My sister and I arrived in Mumbai on Boxing Day, stepping out from a 45-hour train ride during which we'd experienced a dismal and depressing Christmas Day sipping on over-stewed chai tea and trying to remember childhood Christmas carols. We were travel weary and dreaming of big city comforts.
We had just spent six months traversing tourist-laden Thailand, Cambodia and Vietnam, roaming across southwest China, hitchhiking across Tibet and, finally, had slung smaller packs on our backs for three weeks trekking around the Annapurna mountain range in Nepal. Mumbai is a seductress. She is a city of dreams, despair, drama and dazzle; heartbreaking poverty amongst staggering grandness. Our first sight of Mumbai came when we stepped out of the illustrious and overcrowded Victoria Terminus. The city sparkled with promise. The sun shone down on queues of 50s-style black and yellow taxis. The dizzying array of shops, advertising, cinemas and streets in all directions reminded me of the treats ahead – haircuts, pedicures, western food and wine, shopping, cleanliness, English everywhere... From our first meeting I knew Mumbai and me would get on pretty well. And of course, I couldn't forget the idea of Bollywood glamour and the stories I'd heard about the clamour for foreigners to work in the industry. I had no time restraints on my stay there, but did have some pressing money worries, so Bollywood stardom sounded just right for me.

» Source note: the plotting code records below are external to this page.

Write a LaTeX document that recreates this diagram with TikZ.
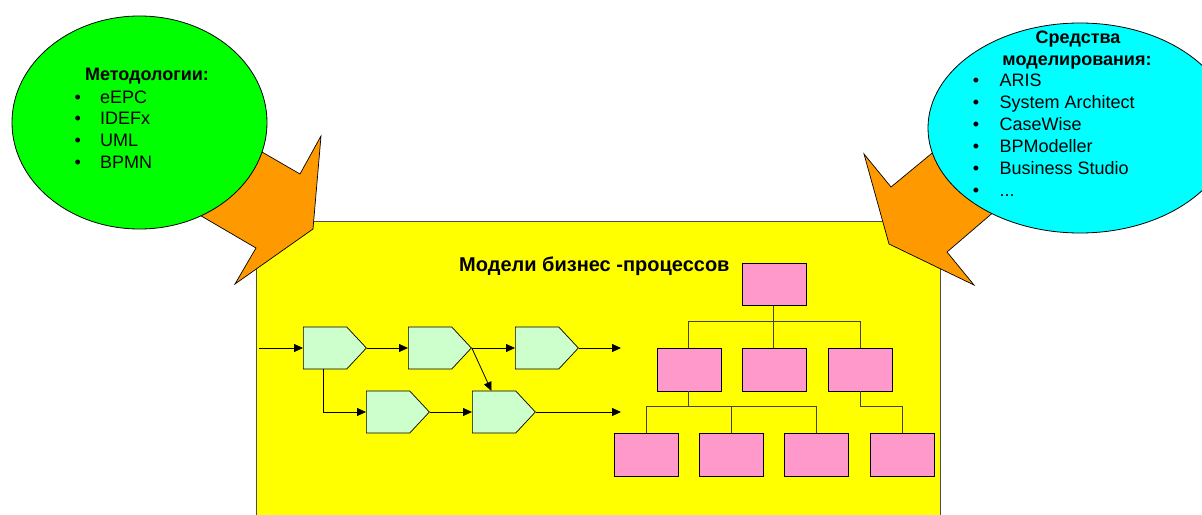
\documentclass[tikz,border=0pt]{standalone}
\usepackage{fontspec}
\setmainfont{Liberation Sans}
\usetikzlibrary{shapes.geometric,shapes.symbols,arrows.meta,calc}
\definecolor{grn}{HTML}{00FF00}
\definecolor{cyn}{HTML}{00FFFF}
\definecolor{orng}{HTML}{FF9900}
\definecolor{yel}{HTML}{FFFF00}
\definecolor{pgrn}{HTML}{CCFFCC}
\definecolor{pnk}{HTML}{FF99CC}
\begin{document}
\begin{tikzpicture}[x=1pt,y=-1pt,
  bubble/.style={ellipse,draw=black,line width=0.8pt,inner sep=0pt},
  bigarrow/.style={draw=black,line width=0.7pt,fill=orng,line join=miter},
  proc/.style={signal,signal to=east,draw=black,line width=0.7pt,fill=pgrn,
    minimum width=63pt,minimum height=42pt,signal pointer angle=94,inner sep=0pt,anchor=west},
  pbox/.style={rectangle,draw=black,line width=0.8pt,fill=pnk,
    minimum width=64pt,minimum height=42.5pt,inner sep=0pt},
  flow/.style={line width=0.8pt,-{Triangle[length=9pt,width=8pt]}},
  tree/.style={line width=0.9pt,draw=black!85!yellow},
  itemtxt/.style={anchor=base west,inner sep=0pt,font=\fontsize{18}{21}\selectfont},
  bul/.style={anchor=base,inner sep=0pt,font=\fontsize{18}{21}\selectfont},
  head/.style={anchor=base,inner sep=0pt,font=\fontsize{18}{21}\selectfont\bfseries}
]
\useasboundingbox (0,0) rectangle (1202,514);
\clip (0,0) rectangle (1202,514);

% yellow panel
\node[draw=black!70,line width=0.9pt,fill=yel,minimum width=684pt,minimum height=320pt,
  anchor=north west,inner sep=0pt] (panel) at (256,221) {};

% orange arrows
\draw[bigarrow] (186,108) -- (262,152) -- (300,174) -- (321,136) -- (313,229)
  -- (235,284) -- (256,248) -- (203,217) -- (150,186) -- cycle;
\draw[bigarrow] (971,121) -- (931,154) -- (891,187) -- (864,154) -- (889,244)
  -- (974,285) -- (947,252) -- (989,216) -- (1031,180) -- cycle;

% bubbles
\node[bubble,fill=grn,minimum width=255pt,minimum height=213pt] (meth) at (139.5,122.5) {};
\node[bubble,fill=cyn,minimum width=304pt,minimum height=210pt] (tools) at (1080,128) {};

% left text
\node[head] (mh) at (147,80) {Методологии:};
\foreach \t/\y/\n in {eEPC/103.3/a,IDEFx/124.7/b,UML/146.3/c,BPMN/168/d}{
  \node[bul] (mb\n) at (77.7,\y) {•};
  \node[itemtxt] (mi\n) at (100,\y) {\t};
}

% right text
\node[head] (th1) at (1078,43.3) {Средства};
\node[head] (th2) at (1077,65) {моделирования:};
\foreach \t/\y/\n in {ARIS/86/a,System Architect/108.5/b,CaseWise/130.3/c,BPModeller/152.2/d,Business Studio/174/e}{
  \node[bul] (tb\n) at (976,\y) {•};
  \node[itemtxt] (ti\n) at (999.3,\y) {\t};
}
\node[bul] (tbf) at (976,196) {•};
\node[itemtxt] (tif) at (999.3,196) {...};

% title
\node[anchor=base west,inner sep=0pt,font=\fontsize{20}{24}\selectfont\bfseries] (title) at (459,271.7) {Модели бизнес -процессов};

% process flow
\node[proc] (p1) at (303,348) {};
\node[proc] (p2) at (408,348) {};
\node[proc] (p3) at (515,348) {};
\node[proc] (p4) at (366,412) {};
\node[proc] (p5) at (472,412) {};
\coordinate (in) at (259,348);
\coordinate (out1) at (621,348);
\coordinate (out2) at (621,412);
\draw[flow] (in) -- (p1.west);
\draw[flow] (p1.east) -- (p2.west);
\draw[flow] (p2.east) -- (p3.west);
\draw[flow] (p3.east) -- (out1);
\draw[flow] ($(p1.west)+(20.5,21)$) |- (p4.west);
\draw[flow] (p2.east) -- ($(p5.west)+(19.5,-21)$);
\draw[flow] (p4.east) -- (p5.west);
\draw[flow] (p5.east) -- (out2);

% hierarchy
\node[pbox] (t0) at (773.9,284.5) {};
\node[pbox] (a1) at (688.9,369.7) {};
\node[pbox] (a2) at (773.9,369.7) {};
\node[pbox] (a3) at (860,369.7) {};
\node[pbox] (b1) at (646.3,454.7) {};
\node[pbox] (b2) at (731.3,454.7) {};
\node[pbox] (b3) at (816.7,454.7) {};
\node[pbox] (b4) at (902.2,454.7) {};
\coordinate (j0) at (773.9,321.7);
\coordinate (j1) at (688.9,406.7);
\coordinate (j3) at (860,406.7);
\draw[tree] (t0.south) -- (j0) -- (a2.north);
\draw[tree] (j0) -| (a1.north);
\draw[tree] (j0) -| (a3.north);
\draw[tree] (a1.south) -- (j1);
\draw[tree] (j1) -| (b1.north);
\draw[tree] (j1) -| (b2.north);
\draw[tree] (j1) -| (b3.north);
\draw[tree] (a3.south) -- (j3) -| (b4.north);
\end{tikzpicture}
\end{document}
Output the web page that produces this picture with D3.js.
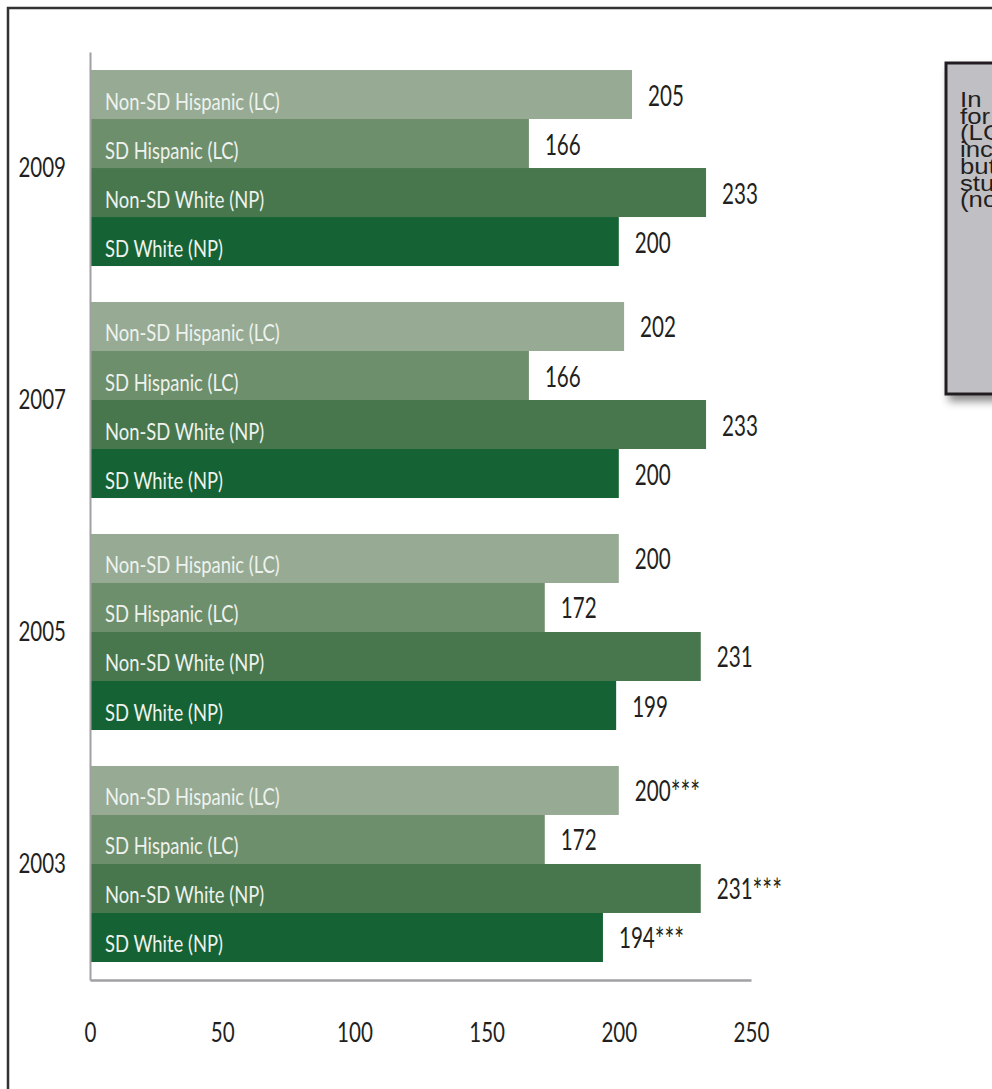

Our first call up to stardom occurred when I met Nasir ordering kebabs outside our guesthouse. He was a 'foreigners coordinator', keenly looking for tourists to work for him. The job: A Coca-Cola advert (or Pepsi? I was never quite sure and I never saw the boxes of free soft drink I was expecting). We were to be part of a foreign paparazzi crowd pretending to take photos of the stunning and ever-so-Bollywood-glam, former Ms. World, Aishwarya Rai.
Mumbai is the city of dreams, and it is also the city of big talkers, false promises, and people that want to pay foreigners to do strange things. It's all the rage to have a foreigner at your event – promoting products, dancing, waitressing, bartending, greeting guests and generally adding an 'international feel'. On New Years Eve we got many of the dancing-type offers, all of which we politely turned down. Then at 7pm, whilst sitting in our hotel room sipping on chardonnay on which the days budget had been blown, Ahmjad came knocking on our door with an offer too good to refuse: waitressing for three hours at the swanky, star-studded Taj Mahal Hotel's New Years Eve private party, with free drinks for us from 1:30am. Of course, all is never as it seems. After two hours with our jandal-trained feet crammed into high heels, and the sight of gorgeous celebrities in bejeweled saris changing from stunning to standard practice, things weren't all that great. But by 5am when the shoes were off, many free drinks consumed and the dance floor ours, we felt ready to call the night a success.